Exactly the lines from the opening of the records through the line containing "const x = d3.scaleLinear().domain([0,11]).range([43.5,612.7]);" should be copied, with both included.

*THE INPUT*.
########

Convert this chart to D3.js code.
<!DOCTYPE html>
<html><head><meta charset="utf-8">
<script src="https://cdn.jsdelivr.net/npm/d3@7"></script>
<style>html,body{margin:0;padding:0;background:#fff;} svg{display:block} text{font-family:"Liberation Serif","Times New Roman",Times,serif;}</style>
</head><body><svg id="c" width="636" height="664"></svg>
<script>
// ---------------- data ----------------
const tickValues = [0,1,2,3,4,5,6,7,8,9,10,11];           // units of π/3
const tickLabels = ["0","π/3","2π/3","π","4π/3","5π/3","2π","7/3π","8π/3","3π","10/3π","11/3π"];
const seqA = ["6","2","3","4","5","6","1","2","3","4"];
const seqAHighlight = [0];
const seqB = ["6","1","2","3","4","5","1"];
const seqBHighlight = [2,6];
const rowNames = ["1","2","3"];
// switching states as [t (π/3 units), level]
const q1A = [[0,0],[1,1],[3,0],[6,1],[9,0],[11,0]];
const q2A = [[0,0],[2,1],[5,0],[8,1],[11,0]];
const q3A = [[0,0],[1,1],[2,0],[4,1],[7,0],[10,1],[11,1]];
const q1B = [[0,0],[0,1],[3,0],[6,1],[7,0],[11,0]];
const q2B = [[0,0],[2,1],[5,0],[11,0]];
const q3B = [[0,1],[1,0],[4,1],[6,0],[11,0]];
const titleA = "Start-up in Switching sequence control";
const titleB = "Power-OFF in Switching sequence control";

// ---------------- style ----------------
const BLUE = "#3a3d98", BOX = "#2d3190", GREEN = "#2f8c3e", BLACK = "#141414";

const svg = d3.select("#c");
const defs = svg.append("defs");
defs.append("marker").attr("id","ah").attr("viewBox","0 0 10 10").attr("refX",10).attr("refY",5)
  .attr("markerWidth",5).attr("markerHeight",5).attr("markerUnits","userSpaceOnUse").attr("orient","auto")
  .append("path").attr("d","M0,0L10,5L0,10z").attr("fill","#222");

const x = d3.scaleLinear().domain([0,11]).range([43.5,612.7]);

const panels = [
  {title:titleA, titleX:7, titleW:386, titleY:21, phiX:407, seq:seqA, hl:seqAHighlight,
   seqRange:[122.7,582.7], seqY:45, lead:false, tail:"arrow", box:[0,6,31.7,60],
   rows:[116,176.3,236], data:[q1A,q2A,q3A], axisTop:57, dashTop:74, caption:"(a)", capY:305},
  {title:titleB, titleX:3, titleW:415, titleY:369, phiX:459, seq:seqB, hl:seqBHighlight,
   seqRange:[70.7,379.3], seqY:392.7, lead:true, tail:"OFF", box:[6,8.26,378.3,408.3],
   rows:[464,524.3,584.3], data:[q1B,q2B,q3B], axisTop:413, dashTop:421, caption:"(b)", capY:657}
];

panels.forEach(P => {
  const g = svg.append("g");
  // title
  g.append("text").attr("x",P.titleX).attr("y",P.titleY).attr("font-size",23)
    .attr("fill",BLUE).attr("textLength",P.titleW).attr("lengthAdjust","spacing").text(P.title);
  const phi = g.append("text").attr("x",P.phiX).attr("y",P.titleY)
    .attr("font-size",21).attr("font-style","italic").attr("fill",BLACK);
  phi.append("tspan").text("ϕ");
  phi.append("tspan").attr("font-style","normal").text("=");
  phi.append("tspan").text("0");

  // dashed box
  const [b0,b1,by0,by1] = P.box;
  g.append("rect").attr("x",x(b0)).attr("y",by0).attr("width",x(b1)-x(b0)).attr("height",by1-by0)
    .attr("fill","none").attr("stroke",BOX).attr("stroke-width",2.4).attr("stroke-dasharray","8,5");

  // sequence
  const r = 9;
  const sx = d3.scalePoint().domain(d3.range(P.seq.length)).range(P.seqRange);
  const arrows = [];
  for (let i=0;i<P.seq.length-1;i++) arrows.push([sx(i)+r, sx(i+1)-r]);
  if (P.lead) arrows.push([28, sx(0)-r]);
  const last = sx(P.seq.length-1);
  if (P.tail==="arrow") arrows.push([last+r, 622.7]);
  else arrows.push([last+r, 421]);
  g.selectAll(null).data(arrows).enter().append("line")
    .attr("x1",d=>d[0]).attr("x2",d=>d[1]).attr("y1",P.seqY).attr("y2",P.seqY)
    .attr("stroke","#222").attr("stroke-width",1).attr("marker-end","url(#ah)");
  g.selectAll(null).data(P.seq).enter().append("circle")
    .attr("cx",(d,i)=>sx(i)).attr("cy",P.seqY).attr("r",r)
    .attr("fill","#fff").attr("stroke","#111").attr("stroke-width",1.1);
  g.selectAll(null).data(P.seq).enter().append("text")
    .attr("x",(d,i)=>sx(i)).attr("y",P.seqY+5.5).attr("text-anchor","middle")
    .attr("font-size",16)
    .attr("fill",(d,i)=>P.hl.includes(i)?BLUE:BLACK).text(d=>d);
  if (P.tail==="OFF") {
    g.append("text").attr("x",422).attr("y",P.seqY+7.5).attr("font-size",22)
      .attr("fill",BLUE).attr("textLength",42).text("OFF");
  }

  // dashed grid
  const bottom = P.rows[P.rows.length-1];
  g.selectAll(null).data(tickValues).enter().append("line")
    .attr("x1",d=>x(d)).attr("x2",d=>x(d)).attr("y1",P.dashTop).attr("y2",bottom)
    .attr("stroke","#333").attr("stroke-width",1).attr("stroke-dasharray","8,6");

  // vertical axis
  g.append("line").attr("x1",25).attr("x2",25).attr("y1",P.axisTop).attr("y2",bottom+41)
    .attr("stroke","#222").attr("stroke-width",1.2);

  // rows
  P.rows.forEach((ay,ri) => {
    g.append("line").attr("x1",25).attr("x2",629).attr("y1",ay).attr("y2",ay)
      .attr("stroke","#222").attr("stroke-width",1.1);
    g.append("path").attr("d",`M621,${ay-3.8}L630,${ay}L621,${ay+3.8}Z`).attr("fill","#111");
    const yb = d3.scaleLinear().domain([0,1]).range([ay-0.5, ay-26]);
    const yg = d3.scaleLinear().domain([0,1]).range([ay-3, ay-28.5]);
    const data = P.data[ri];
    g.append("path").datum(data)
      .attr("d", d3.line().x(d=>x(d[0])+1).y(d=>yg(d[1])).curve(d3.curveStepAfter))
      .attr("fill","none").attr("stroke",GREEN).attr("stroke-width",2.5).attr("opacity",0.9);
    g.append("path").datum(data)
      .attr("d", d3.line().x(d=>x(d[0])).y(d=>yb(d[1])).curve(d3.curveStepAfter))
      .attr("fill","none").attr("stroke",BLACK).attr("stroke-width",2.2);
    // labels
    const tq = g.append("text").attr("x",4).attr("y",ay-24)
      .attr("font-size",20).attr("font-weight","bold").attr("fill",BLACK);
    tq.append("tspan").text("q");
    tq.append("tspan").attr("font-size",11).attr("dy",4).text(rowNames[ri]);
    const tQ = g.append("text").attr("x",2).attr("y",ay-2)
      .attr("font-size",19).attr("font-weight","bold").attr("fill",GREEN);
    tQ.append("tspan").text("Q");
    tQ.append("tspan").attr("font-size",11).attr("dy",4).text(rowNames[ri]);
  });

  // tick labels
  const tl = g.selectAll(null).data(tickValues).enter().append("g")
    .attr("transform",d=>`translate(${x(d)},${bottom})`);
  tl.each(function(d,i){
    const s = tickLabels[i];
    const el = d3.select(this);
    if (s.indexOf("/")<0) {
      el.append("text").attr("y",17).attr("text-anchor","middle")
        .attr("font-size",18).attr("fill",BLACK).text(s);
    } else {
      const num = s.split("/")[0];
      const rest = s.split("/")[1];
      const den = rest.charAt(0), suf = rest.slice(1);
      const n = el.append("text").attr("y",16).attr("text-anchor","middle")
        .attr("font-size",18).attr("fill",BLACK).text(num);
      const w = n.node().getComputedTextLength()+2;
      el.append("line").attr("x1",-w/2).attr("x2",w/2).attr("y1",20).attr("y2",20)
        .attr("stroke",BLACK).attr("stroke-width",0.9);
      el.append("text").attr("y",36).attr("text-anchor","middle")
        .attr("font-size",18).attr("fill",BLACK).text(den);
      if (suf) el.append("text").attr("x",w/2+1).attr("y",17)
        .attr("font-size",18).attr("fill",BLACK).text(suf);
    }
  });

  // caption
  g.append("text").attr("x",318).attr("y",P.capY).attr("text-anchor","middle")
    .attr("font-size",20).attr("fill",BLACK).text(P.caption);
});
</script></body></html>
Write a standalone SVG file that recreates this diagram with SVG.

########

*WRITTEN SOLUTION*.
Convert this chart to D3.js code.
<!DOCTYPE html>
<html><head><meta charset="utf-8">
<script src="https://cdn.jsdelivr.net/npm/d3@7"></script>
<style>html,body{margin:0;padding:0;background:#fff;} svg{display:block} text{font-family:"Liberation Serif","Times New Roman",Times,serif;}</style>
</head><body><svg id="c" width="636" height="664"></svg>
<script>
// ---------------- data ----------------
const tickValues = [0,1,2,3,4,5,6,7,8,9,10,11];           // units of π/3
const tickLabels = ["0","π/3","2π/3","π","4π/3","5π/3","2π","7/3π","8π/3","3π","10/3π","11/3π"];
const seqA = ["6","2","3","4","5","6","1","2","3","4"];
const seqAHighlight = [0];
const seqB = ["6","1","2","3","4","5","1"];
const seqBHighlight = [2,6];
const rowNames = ["1","2","3"];
// switching states as [t (π/3 units), level]
const q1A = [[0,0],[1,1],[3,0],[6,1],[9,0],[11,0]];
const q2A = [[0,0],[2,1],[5,0],[8,1],[11,0]];
const q3A = [[0,0],[1,1],[2,0],[4,1],[7,0],[10,1],[11,1]];
const q1B = [[0,0],[0,1],[3,0],[6,1],[7,0],[11,0]];
const q2B = [[0,0],[2,1],[5,0],[11,0]];
const q3B = [[0,1],[1,0],[4,1],[6,0],[11,0]];
const titleA = "Start-up in Switching sequence control";
const titleB = "Power-OFF in Switching sequence control";

// ---------------- style ----------------
const BLUE = "#3a3d98", BOX = "#2d3190", GREEN = "#2f8c3e", BLACK = "#141414";

const svg = d3.select("#c");
const defs = svg.append("defs");
defs.append("marker").attr("id","ah").attr("viewBox","0 0 10 10").attr("refX",10).attr("refY",5)
  .attr("markerWidth",5).attr("markerHeight",5).attr("markerUnits","userSpaceOnUse").attr("orient","auto")
  .append("path").attr("d","M0,0L10,5L0,10z").attr("fill","#222");

const x = d3.scaleLinear().domain([0,11]).range([43.5,612.7]);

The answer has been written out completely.